A man of patrician rank, and having earned massive wealth from the campaigns of Sulla's civil war, Catiline held huge potential as a young boy- eager and ambitious, he applied for the highest Roman office upon his return to Rome in 66 BCE, after serving as praetor and governor of Africa. He stood for election with a conviction that he would become the next consul, yet he was rebuffed; he then was beset with legal challenges over alleged corruption in Africa, most commonly murder and rape, and his actions during Sulla's proscriptions (83 – 82 BC). Acquitted on all charges with the support of influential friends from across Roman politics, he stood for the consulship again in 64 and 63 BC, only to find heartbreaking results.

The loss of the consulship in 63 BCE to Marcus Tullius Cicero and Gaius Antonius Hybrida, who was a friend of Catiline, was the final straw that broke the camel's back. After becoming bankrupt and losing supports like Caesar and Crassus after his failed campaigns, he resorted to violence.

Catiline was perhaps most famous for his Catilinarian Conspiracy, an attempted coup-de'etat to overthrow the government and seize power for himself.

The first rumours of an attempt to kill politicans and to burn the city of Rome came from a women known as Fulvia, and despite Cicero forwarding the information as once to the senate, people casted their doubts. Nonetheless, Cicero hired a bodyguard which would prove to be a wise decision for, on November 7, 63 BCE, there was indeed an attempt on his life, which he survived, thanks to Fulvia's attacks.

On 18 or 19 October in 63 BCE, more rumours were brewing as Crassus and two other senators paid a surprise visit to Cicero's house on Oppian Hill, delivering to the consul letters which warned Cicero of Catiline's plot to massacre a group of leading politicans. A few days later, in late October, an ex-praetor reported that Gaius Manlius- a supporter of Catiline- had secretly raised an army in Etruria. Catiline tried to defend himself in front of the senate by verbally attacking Cicero and offering himself to be put under house arrest. However, one night, he escaped from house arrest with 300 men to join forces with Gaius Manlius. All allegations were proven true and the senate immediatly passed a senatus consultum ultimum, which empowered the consuls to do whatever actions they believed necessary for state securty.

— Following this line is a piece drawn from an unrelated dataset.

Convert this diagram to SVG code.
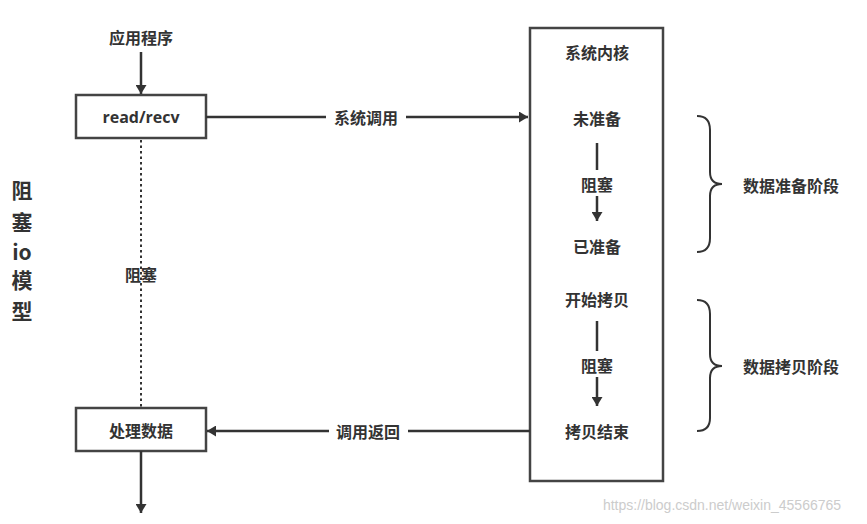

Things soon aggravated as the conspirators aimed to persuade Allobroges from Gaul, seeing their high tax burden, to join their movement by instigating a revolt in the Roman province. However, the Gauls turned in the conspirators and fed all they knew to Cicero.

After the conspirators had been arrested, there was another disagreement brewing within the Senate as people argued what should be done to the conspirators. Some, led by Caesar, believed it was unfair to execute people without trial, yet others, led by Cato the Younger, believed that Rome must not tolerate these conspiratos and they should be killed. Cicero, now hailed as pater patria (father of the fatherland) sided with Cato and the conspirators were executed.

Although Catiline was able to escape with an army, he was eventually defeated by his former ally- Antonius Hybrida.

 

This conspiracy might not have caused as huge repercussions as other events, like the Gracchi reforms or Sulla's civil war, but nonetheless showed the moral decay and political instability during the late Republican period, and some ambitious Romans were able to get a glimpse of the increasingly frail society, and these ambitious Romans would later attempt to control it.